**Listing**
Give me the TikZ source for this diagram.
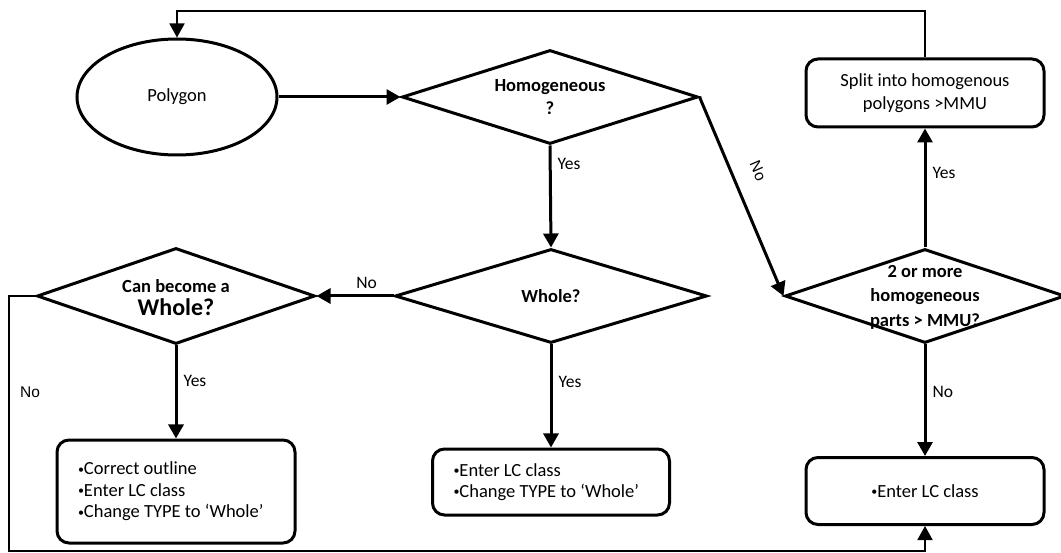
\documentclass[tikz,border=0pt]{standalone}
\usepackage{fontspec}
\setmainfont{Carlito}
\newfontfamily\arialf{Liberation Sans}
\usetikzlibrary{shapes.geometric,arrows.meta}
\newcommand\bul{\raisebox{0.2ex}{\fontsize{12}{12}\selectfont•}}
\begin{document}
\begin{tikzpicture}[x=1pt,y=-1pt,
  thickln/.style={line width=3pt},
  thinln/.style={line width=1.8pt},
  arr/.style={-{Triangle[length=14pt,width=15pt]}},
  dia/.style={draw, diamond, line width=3pt, inner sep=0pt},
  rbox/.style={draw, rectangle, rounded corners=12pt, line width=3pt, inner sep=0pt},
  lbl/.style={font=\fontsize{17.5}{20}\selectfont, inner sep=0pt},
  nolbl/.style={font=\arialf\fontsize{15.5}{18}\selectfont, inner sep=0pt},
  qtext/.style={font=\bfseries\fontsize{18.5}{23}\selectfont, align=center},
  btext/.style={font=\fontsize{18.5}{21.5}\selectfont, align=flush left},
]
\useasboundingbox (0,0) rectangle (1061,553);

% nodes
\node[draw, ellipse, line width=3pt, minimum width=200pt, minimum height=116pt, inner sep=0pt,
      font=\fontsize{18.5}{22}\selectfont] (poly) at (177,97) {Polygon};
\node[dia, minimum width=296pt, minimum height=94pt,
      label={[qtext]center:{Homogeneous\\?}}] (hom) at (550,97) {};
\node[dia, minimum width=312pt, minimum height=94pt,
      label={[qtext]center:{Whole?}}] (whole) at (551,296) {};
\node[dia, minimum width=278pt, minimum height=96pt,
      label={[qtext, yshift=-2pt]center:{Can become a\\{\fontsize{24}{26}\selectfont Whole?}}}] (can) at (176,296) {};
\node[dia, minimum width=280pt, minimum height=94pt,
      label={[qtext, font=\bfseries\fontsize{18.5}{24.5}\selectfont, yshift=-1pt]center:{2 or more\\homogeneous\\parts > MMU?}}] (two) at (925,296) {};
\node[rbox, minimum width=238pt, minimum height=68pt, align=center,
      font=\fontsize{18.5}{23}\selectfont] (split) at (925,93) {Split into homogenous\\polygons >MMU};
\node[rbox, minimum width=238pt, minimum height=67pt, btext] (enterR) at (925,491) {\bul Enter LC class};
\node[rbox, minimum width=238pt, minimum height=103pt, btext, text width=196pt, inner xsep=21pt]
  (boxL) at (176,491.5)
  {\bul Correct outline\\\bul Enter LC class\\\bul Change TYPE to ‘Whole’\\[3pt]};
\node[rbox, minimum width=237pt, minimum height=66pt, btext, text width=195pt, inner xsep=21pt]
  (boxM) at (551,482)
  {\bul Enter LC class\\\bul Change TYPE to ‘Whole’};

% helper coordinates
\coordinate (topR) at (925,11);
\coordinate (topL) at (177,11);
\coordinate (botL) at (9,551);
\coordinate (botR) at (925,551);

% connectors
\draw[thickln, arr] (poly.east) -- (hom.west);
\draw[thickln, arr] (hom.south) -- node[pos=0.18, right=6pt, lbl] {Yes} (whole.north);
\draw[thickln, arr] (hom.east) -- (two.west);
\node[nolbl, rotate=-66.7] (nolab) at (758,171) {No};
\draw[thickln, arr] (whole.west) -- node[pos=0.35, above=6pt, lbl] {No} (can.east);
\draw[thickln, arr] (can.south) -- node[pos=0.38, right=6pt, lbl] {Yes} (boxL.north);
\draw[thickln, arr] (whole.south) -- node[pos=0.36, right=6pt, lbl] {Yes} (boxM.north);
\draw[thickln, arr] (two.south) -- node[pos=0.43, right=6pt, lbl] {No} (enterR.north);
\draw[thickln, arr] (two.north) -- node[pos=0.63, right=6pt, lbl] {Yes} (split.south);
\draw[thinln, arr] (split.north) -- (topR) -- (topL) -- (poly.north);
\draw[thinln, arr] (can.west) -- (can.west -| botL) -- (botL) -- (botR) -- (enterR.south);
\node[nolbl] (noL) at (30,392) {No};
\end{tikzpicture}
\end{document}
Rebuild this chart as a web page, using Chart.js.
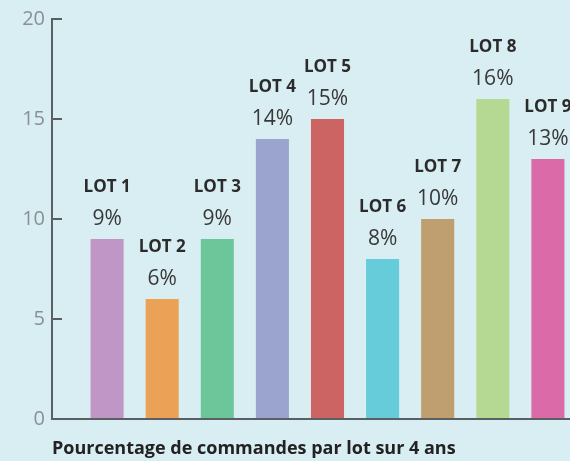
<!DOCTYPE html>
<html>
<head>
<meta charset="utf-8">
<script src="https://cdn.jsdelivr.net/npm/chart.js@4/dist/chart.umd.min.js"></script>
<style>
  html, body { margin: 0; padding: 0; background: #d8eef2; overflow: hidden; }
  #wrap { position: relative; width: 603px; height: 461px; }
</style>
</head>
<body>
<div id="wrap"><canvas id="c"></canvas></div>
<script>
const categories = ['', 'LOT 1', 'LOT 2', 'LOT 3', 'LOT 4', 'LOT 5', 'LOT 6', 'LOT 7', 'LOT 8', 'LOT 9', ''];
const values = [null, 9, 6, 9, 14, 15, 8, 10, 16, 13, null];
const percentLabels = ['', '9%', '6%', '9%', '14%', '15%', '8%', '10%', '16%', '13%', ''];
const barColors = ['#000000', '#c096c6', '#eba257', '#6cc69a', '#9aa4cf', '#cc6464', '#66ccd9', '#bf9e70', '#b5d993', '#db6aa8', '#000000'];
const yTicks = [0, 5, 10, 15, 20];
const xTitle = 'Pourcentage de commandes par lot sur 4 ans';

const labelPlugin = {
  id: 'barLabels',
  afterDatasetsDraw(chart) {
    const ctx = chart.ctx;
    const meta = chart.getDatasetMeta(0);
    ctx.save();
    ctx.textAlign = 'center';
    ctx.textBaseline = 'middle';
    meta.data.forEach((bar, i) => {
      if (values[i] == null) return;
      ctx.fillStyle = '#2b2b2b';
      ctx.font = 'bold 17px "Open Sans"';
      ctx.fillText(categories[i], bar.x, bar.y - 52);
      ctx.fillStyle = '#383838';
      ctx.font = '21px "Open Sans"';
      ctx.fillText(percentLabels[i], bar.x, bar.y - 20);
    });
    ctx.restore();
  }
};

new Chart(document.getElementById('c'), {
  type: 'bar',
  data: {
    labels: categories,
    datasets: [{
      data: values,
      backgroundColor: barColors,
      barPercentage: 1,
      categoryPercentage: 0.6,
      borderWidth: 0
    }]
  },
  options: {
    responsive: true,
    maintainAspectRatio: false,
    animation: false,
    layout: { padding: { top: 19, right: 0, bottom: 0, left: 0 } },
    plugins: { legend: { display: false }, tooltip: { enabled: false } },
    scales: {
      x: {
        offset: false,
        ticks: { display: false },
        grid: { display: false },
        border: { display: true, color: '#5a5f63', width: 2 },
        title: {
          display: true,
          text: xTitle,
          align: 'start',
          color: '#222222',
          font: { family: 'Open Sans', size: 18, weight: 'bold' },
          padding: { top: 0, bottom: 1 }
        },
        afterFit(s) { s.height = 42; s.paddingLeft = 0; s.paddingRight = 0; }
      },
      y: {
        min: 0,
        max: 20,
        afterBuildTicks(s) { s.ticks = yTicks.map(v => ({ value: v })); },
        ticks: {
          color: '#8a9094',
          padding: 17,
          font: { family: 'Open Sans', size: 20 }
        },
        grid: {
          drawOnChartArea: false,
          drawTicks: true,
          tickLength: -10,
          tickColor: '#5a5f63',
          lineWidth: 2
        },
        border: { display: true, color: '#5a5f63', width: 2 },
        afterFit(s) { s.width = 52; s.paddingTop = 0; s.paddingBottom = 0; }
      }
    }
  },
  plugins: [labelPlugin]
});
</script>
</body>
</html>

**What the exercise asks**
Return the listing above in full and without alteration, excluding its pictures.

**Full response**
Give me the TikZ source for this diagram.
\documentclass[tikz,border=0pt]{standalone}
\usepackage{fontspec}
\setmainfont{Carlito}
\newfontfamily\arialf{Liberation Sans}
\usetikzlibrary{shapes.geometric,arrows.meta}
\newcommand\bul{\raisebox{0.2ex}{\fontsize{12}{12}\selectfont•}}
\begin{document}
\begin{tikzpicture}[x=1pt,y=-1pt,
  thickln/.style={line width=3pt},
  thinln/.style={line width=1.8pt},
  arr/.style={-{Triangle[length=14pt,width=15pt]}},
  dia/.style={draw, diamond, line width=3pt, inner sep=0pt},
  rbox/.style={draw, rectangle, rounded corners=12pt, line width=3pt, inner sep=0pt},
  lbl/.style={font=\fontsize{17.5}{20}\selectfont, inner sep=0pt},
  nolbl/.style={font=\arialf\fontsize{15.5}{18}\selectfont, inner sep=0pt},
  qtext/.style={font=\bfseries\fontsize{18.5}{23}\selectfont, align=center},
  btext/.style={font=\fontsize{18.5}{21.5}\selectfont, align=flush left},
]
\useasboundingbox (0,0) rectangle (1061,553);

% nodes
\node[draw, ellipse, line width=3pt, minimum width=200pt, minimum height=116pt, inner sep=0pt,
      font=\fontsize{18.5}{22}\selectfont] (poly) at (177,97) {Polygon};
\node[dia, minimum width=296pt, minimum height=94pt,
      label={[qtext]center:{Homogeneous\\?}}] (hom) at (550,97) {};
\node[dia, minimum width=312pt, minimum height=94pt,
      label={[qtext]center:{Whole?}}] (whole) at (551,296) {};
\node[dia, minimum width=278pt, minimum height=96pt,
      label={[qtext, yshift=-2pt]center:{Can become a\\{\fontsize{24}{26}\selectfont Whole?}}}] (can) at (176,296) {};
\node[dia, minimum width=280pt, minimum height=94pt,
      label={[qtext, font=\bfseries\fontsize{18.5}{24.5}\selectfont, yshift=-1pt]center:{2 or more\\homogeneous\\parts > MMU?}}] (two) at (925,296) {};
\node[rbox, minimum width=238pt, minimum height=68pt, align=center,
      font=\fontsize{18.5}{23}\selectfont] (split) at (925,93) {Split into homogenous\\polygons >MMU};
\node[rbox, minimum width=238pt, minimum height=67pt, btext] (enterR) at (925,491) {\bul Enter LC class};
\node[rbox, minimum width=238pt, minimum height=103pt, btext, text width=196pt, inner xsep=21pt]
  (boxL) at (176,491.5)
  {\bul Correct outline\\\bul Enter LC class\\\bul Change TYPE to ‘Whole’\\[3pt]};
\node[rbox, minimum width=237pt, minimum height=66pt, btext, text width=195pt, inner xsep=21pt]
  (boxM) at (551,482)
  {\bul Enter LC class\\\bul Change TYPE to ‘Whole’};

% helper coordinates
\coordinate (topR) at (925,11);
\coordinate (topL) at (177,11);
\coordinate (botL) at (9,551);
\coordinate (botR) at (925,551);

% connectors
\draw[thickln, arr] (poly.east) -- (hom.west);
\draw[thickln, arr] (hom.south) -- node[pos=0.18, right=6pt, lbl] {Yes} (whole.north);
\draw[thickln, arr] (hom.east) -- (two.west);
\node[nolbl, rotate=-66.7] (nolab) at (758,171) {No};
\draw[thickln, arr] (whole.west) -- node[pos=0.35, above=6pt, lbl] {No} (can.east);
\draw[thickln, arr] (can.south) -- node[pos=0.38, right=6pt, lbl] {Yes} (boxL.north);
\draw[thickln, arr] (whole.south) -- node[pos=0.36, right=6pt, lbl] {Yes} (boxM.north);
\draw[thickln, arr] (two.south) -- node[pos=0.43, right=6pt, lbl] {No} (enterR.north);
\draw[thickln, arr] (two.north) -- node[pos=0.63, right=6pt, lbl] {Yes} (split.south);
\draw[thinln, arr] (split.north) -- (topR) -- (topL) -- (poly.north);
\draw[thinln, arr] (can.west) -- (can.west -| botL) -- (botL) -- (botR) -- (enterR.south);
\node[nolbl] (noL) at (30,392) {No};
\end{tikzpicture}
\end{document}
Rebuild this chart as a web page, using Chart.js.
<!DOCTYPE html>
<html>
<head>
<meta charset="utf-8">
<script src="https://cdn.jsdelivr.net/npm/chart.js@4/dist/chart.umd.min.js"></script>
<style>
  html, body { margin: 0; padding: 0; background: #d8eef2; overflow: hidden; }
  #wrap { position: relative; width: 603px; height: 461px; }
</style>
</head>
<body>
<div id="wrap"><canvas id="c"></canvas></div>
<script>
const categories = ['', 'LOT 1', 'LOT 2', 'LOT 3', 'LOT 4', 'LOT 5', 'LOT 6', 'LOT 7', 'LOT 8', 'LOT 9', ''];
const values = [null, 9, 6, 9, 14, 15, 8, 10, 16, 13, null];
const percentLabels = ['', '9%', '6%', '9%', '14%', '15%', '8%', '10%', '16%', '13%', ''];
const barColors = ['#000000', '#c096c6', '#eba257', '#6cc69a', '#9aa4cf', '#cc6464', '#66ccd9', '#bf9e70', '#b5d993', '#db6aa8', '#000000'];
const yTicks = [0, 5, 10, 15, 20];
const xTitle = 'Pourcentage de commandes par lot sur 4 ans';

const labelPlugin = {
  id: 'barLabels',
  afterDatasetsDraw(chart) {
    const ctx = chart.ctx;
    const meta = chart.getDatasetMeta(0);
    ctx.save();
    ctx.textAlign = 'center';
    ctx.textBaseline = 'middle';
    meta.data.forEach((bar, i) => {
      if (values[i] == null) return;
      ctx.fillStyle = '#2b2b2b';
      ctx.font = 'bold 17px "Open Sans"';
      ctx.fillText(categories[i], bar.x, bar.y - 52);
      ctx.fillStyle = '#383838';
      ctx.font = '21px "Open Sans"';
      ctx.fillText(percentLabels[i], bar.x, bar.y - 20);
    });
    ctx.restore();
  }
};

new Chart(document.getElementById('c'), {
  type: 'bar',
  data: {
    labels: categories,
    datasets: [{
      data: values,
      backgroundColor: barColors,
      barPercentage: 1,
      categoryPercentage: 0.6,
      borderWidth: 0
    }]
  },
  options: {
    responsive: true,
    maintainAspectRatio: false,
    animation: false,
    layout: { padding: { top: 19, right: 0, bottom: 0, left: 0 } },
    plugins: { legend: { display: false }, tooltip: { enabled: false } },
    scales: {
      x: {
        offset: false,
        ticks: { display: false },
        grid: { display: false },
        border: { display: true, color: '#5a5f63', width: 2 },
        title: {
          display: true,
          text: xTitle,
          align: 'start',
          color: '#222222',
          font: { family: 'Open Sans', size: 18, weight: 'bold' },
          padding: { top: 0, bottom: 1 }
        },
        afterFit(s) { s.height = 42; s.paddingLeft = 0; s.paddingRight = 0; }
      },
      y: {
        min: 0,
        max: 20,
        afterBuildTicks(s) { s.ticks = yTicks.map(v => ({ value: v })); },
        ticks: {
          color: '#8a9094',
          padding: 17,
          font: { family: 'Open Sans', size: 20 }
        },
        grid: {
          drawOnChartArea: false,
          drawTicks: true,
          tickLength: -10,
          tickColor: '#5a5f63',
          lineWidth: 2
        },
        border: { display: true, color: '#5a5f63', width: 2 },
        afterFit(s) { s.width = 52; s.paddingTop = 0; s.paddingBottom = 0; }
      }
    }
  },
  plugins: [labelPlugin]
});
</script>
</body>
</html>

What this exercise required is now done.